── DATA SEGMENT
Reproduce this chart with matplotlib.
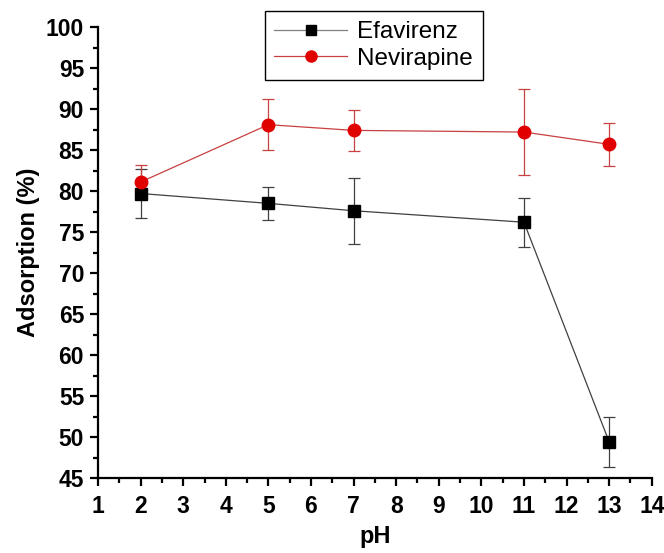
import numpy as np
import matplotlib
matplotlib.use("Agg")
import matplotlib.pyplot as plt
from matplotlib.ticker import MultipleLocator
from matplotlib.lines import Line2D

plt.rcParams['font.family'] = ['Liberation Sans', 'DejaVu Sans']

# --- datos ---
ph = [2, 5, 7, 11, 13]
efavirenz = [79.7, 78.5, 77.6, 76.2, 49.4]
efavirenz_err = [3.0, 2.0, 4.0, 3.0, 3.0]
nevirapine = [81.1, 88.1, 87.4, 87.2, 85.7]
nevirapine_err = [2.1, 3.1, 2.5, 5.2, 2.6]

c_efa = 'black'
c_efa_line = '#404040'
c_nev = '#e00000'
c_nev_line = '#c84040'

fig = plt.figure(figsize=(6.64, 5.53), dpi=100)
ax = fig.add_axes([0.1476, 0.1356, 0.834, 0.8154])

ax.errorbar(ph, efavirenz, yerr=efavirenz_err, color=c_efa_line, linewidth=0.9,
            elinewidth=0.9, capsize=4, capthick=0.9,
            marker='s', markersize=8, markerfacecolor=c_efa, markeredgecolor=c_efa)
ax.errorbar(ph, nevirapine, yerr=nevirapine_err, color=c_nev_line, linewidth=0.9,
            elinewidth=0.9, capsize=4, capthick=0.9,
            marker='o', markersize=9, markerfacecolor=c_nev, markeredgecolor=c_nev)

ax.set_xlim(1, 14)
ax.set_ylim(45, 100)
ax.xaxis.set_major_locator(MultipleLocator(1))
ax.xaxis.set_minor_locator(MultipleLocator(0.5))
ax.yaxis.set_major_locator(MultipleLocator(5))
ax.yaxis.set_minor_locator(MultipleLocator(2.5))

ax.spines['top'].set_visible(False)
ax.spines['right'].set_visible(False)
ax.spines['left'].set_linewidth(1.6)
ax.spines['bottom'].set_linewidth(1.6)
ax.tick_params(axis='both', which='major', direction='out', length=6, width=1.6,
               labelsize=16.5, pad=4)
ax.tick_params(axis='x', which='major', pad=6)
ax.tick_params(axis='both', which='minor', direction='out', length=3.5, width=1.6)
for lbl in ax.get_xticklabels() + ax.get_yticklabels():
    lbl.set_fontweight('bold')

ax.set_xlabel('pH', fontsize=17, fontweight='bold', labelpad=5)
ax.set_ylabel('Adsorption (%)', fontsize=17, fontweight='bold', labelpad=4)

handles = [
    Line2D([], [], color='#808080', linewidth=0.9, marker='s', markersize=7,
           markerfacecolor=c_efa, markeredgecolor=c_efa),
    Line2D([], [], color=c_nev_line, linewidth=0.9, marker='o', markersize=8,
           markerfacecolor=c_nev, markeredgecolor=c_nev),
]
leg = ax.legend(handles, ['Efavirenz', 'Nevirapine'], loc='upper left',
                bbox_to_anchor=(0.301, 1.035), fontsize=17.5,
                frameon=True, fancybox=False, edgecolor='black', framealpha=1,
                handlelength=3.0, handletextpad=0.4, borderpad=0.4,
                labelspacing=0.2, borderaxespad=0)
leg.get_frame().set_linewidth(1.0)

fig.savefig('out.png', dpi=100)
────
*AIM OF THE EXERCISE*
From the first line above down to the line with "ax = fig.add_axes([0.1476, 0.1356, 0.834, 0.8154])", reproduce every line and no others, omitting pictures.

*ANSWER TO THIS PROBLEM*
Reproduce this chart with matplotlib.
import numpy as np
import matplotlib
matplotlib.use("Agg")
import matplotlib.pyplot as plt
from matplotlib.ticker import MultipleLocator
from matplotlib.lines import Line2D

plt.rcParams['font.family'] = ['Liberation Sans', 'DejaVu Sans']

# --- datos ---
ph = [2, 5, 7, 11, 13]
efavirenz = [79.7, 78.5, 77.6, 76.2, 49.4]
efavirenz_err = [3.0, 2.0, 4.0, 3.0, 3.0]
nevirapine = [81.1, 88.1, 87.4, 87.2, 85.7]
nevirapine_err = [2.1, 3.1, 2.5, 5.2, 2.6]

c_efa = 'black'
c_efa_line = '#404040'
c_nev = '#e00000'
c_nev_line = '#c84040'

fig = plt.figure(figsize=(6.64, 5.53), dpi=100)
ax = fig.add_axes([0.1476, 0.1356, 0.834, 0.8154])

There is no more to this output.